1947. En juin, le général Marshall annonce un plan d'aide pour tous les pays européens qui en feront la demande. En Europe de l'Est, les partis communistes se regroupent dans le Kominform formé en septembre.

1948. La prise du pouvoir par les communistes en Tchécoslovaquie (« coup de Prague ») de février-mars 1948 qui voit basculer le dernier régime démocratique d'Europe centrale, provoque une intense anxiété chez les Européens de l'Ouest et conduit d'abord à la formation du pacte de Bruxelles (mars), puis à l'engagement de pourparlers en vue d'une alliance défensive avec les États-Unis.

1949. Le blocus de Berlin (juin 1948-mai 1949) aggrave la tension et favorise la conclusion rapide du traité de l'Atlantique Nord (OTAN) en avril 1949. La formation de deux États allemands antagonistes achève d'entériner la division de l'Europe.

La victoire des communistes chinois et l'attaque de la Corée du Sud par Kim Il-sung, leader communiste de la Corée du Nord, confèrent au conflit sa dimension intercontinentale.

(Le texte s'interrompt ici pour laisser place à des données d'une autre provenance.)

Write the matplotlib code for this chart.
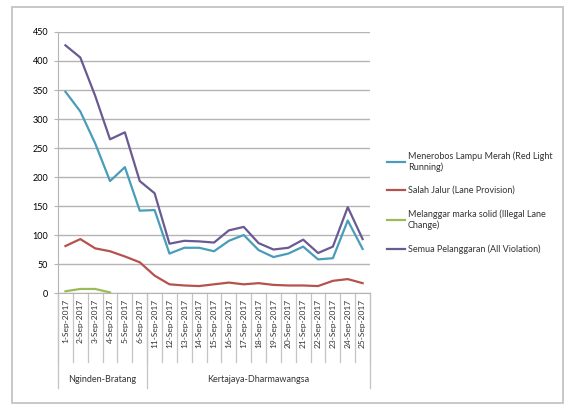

1955. L'intégration de l'Allemagne fédérale dans l'OTAN provoque la formation par les Soviétiques de l'Organisation du pacte de Varsovie.

1956. L'URSS intervient en Hongrie. Les États-Unis intensifient leur production d'armements nucléaires.

1961-1963. La deuxième crise de Berlin (1961-1963) et la crise de Cuba (septembre 1962) se situent dans la perspective de cette compétition où chacun teste les capacités de l'autre et pousse le plus loin possible ses pions jusqu'à rencontrer les limites que son adversaire a décidé de fixer.

Stabilisation de l'affrontement (1963-1978)

À partir de 1965, Américains et Soviétiques se rencontrent régulièrement. Certaines de leurs négociations aboutissent, visant à réduire les risques de conflit nucléaire, particulièrement sur le théâtre majeur de la confrontation, l'Europe : la Conférence d'Helsinki sur la sécurité et la coopération en Europe (CSCE) constitue, en août 1975, une sorte de point d'orgue de ces manœuvres. Il en va tout autrement sur les périphéries, où se développe sous des formes variées une compétition violente bien qu'indirecte : en Indochine, au Moyen-Orient, en Afrique, par alliés interposés auxquels chacun apporte une assistance plus ou moins importante.

Intensification et dénouement (1979-1990)

L'affaiblissement des États-Unis dû à leur la défaite au Viêt Nam s'accompagne d'un développement croissant de la puissance militaire soviétique, qui culmine avec le déploiement des missiles balistiques SS-20 en Europe (1977) et l'invasion de l'Afghanistan (décembre 1979). Le refus du Congrès américain de ratifier le traité SALT II, signé en juin 1979 par Leonid Brejnev et Jimmy Carter, la relance des programmes de modernisation des forces nucléaires stratégiques des États-Unis et l'embargo céréalier à l'encontre de l'URSS marquent le début d'une dégradation très forte des relations entre les deux Grands. Fin 1979, l'OTAN proclame son intention de riposter au déploiement des SS-20 par l'installation en Europe occidentale de missiles Pershing II. Le président Carter affirme le caractère vital du golfe Persique pour les États-Unis et leur détermination à s'y porter en force au cas où une puissance extérieure chercherait à en prendre le contrôle à son profit. L'arrivée à la présidence de Ronald Reagan (janvier 1981) ouvre une phase nouvelle : les États-Unis lancent l'Initiative de défense stratégique (IDS). Cette dernière vise à placer l'Union soviétique devant une impasse : renoncer à faire jeu égal avec les États-Unis ou s'épuiser économiquement afin de rattraper son handicap dans la course technologique. Cette inflexion s'appuie sur une importante augmentation des dépenses militaires américaines entre 1979 et 1983.

1983. La tension monte considérablement tant sur le théâtre principal européen, fortement agité par la crise des euromissiles, que sur les périphéries. Les États-Unis interviennent violemment à la Grenade (Caraïbes) pour prévenir l'établissement d'un régime procastriste, tandis qu'ils soutiennent partout dans le monde les guérillas anticommunistes (Nicaragua, Afghanistan, Mozambique).

Sur fond de grave crise économique intérieure, Mikhaïl Gorbatchev, qui dirige l'Union soviétique à partir de 1985, décide de revenir à une forme de compétition stabilisée. Les effets de la fin de la guerre froide sont discernables entre novembre 1989 (démantèlement du mur de Berlin) et septembre 1990 (signature du traité d'unification allemande, le 12). Le communisme s'effondre en Europe orientale et entre en crise grave en URSS même. Concrètement, la situation géostratégique issue de la Seconde Guerre mondiale, qui faisait du centre de l'Europe une base de départ pour les armées soviétiques, disparaît. En avril 1991, la dissolution de la composante militaire du traité de Varsovie entérine un état de fait.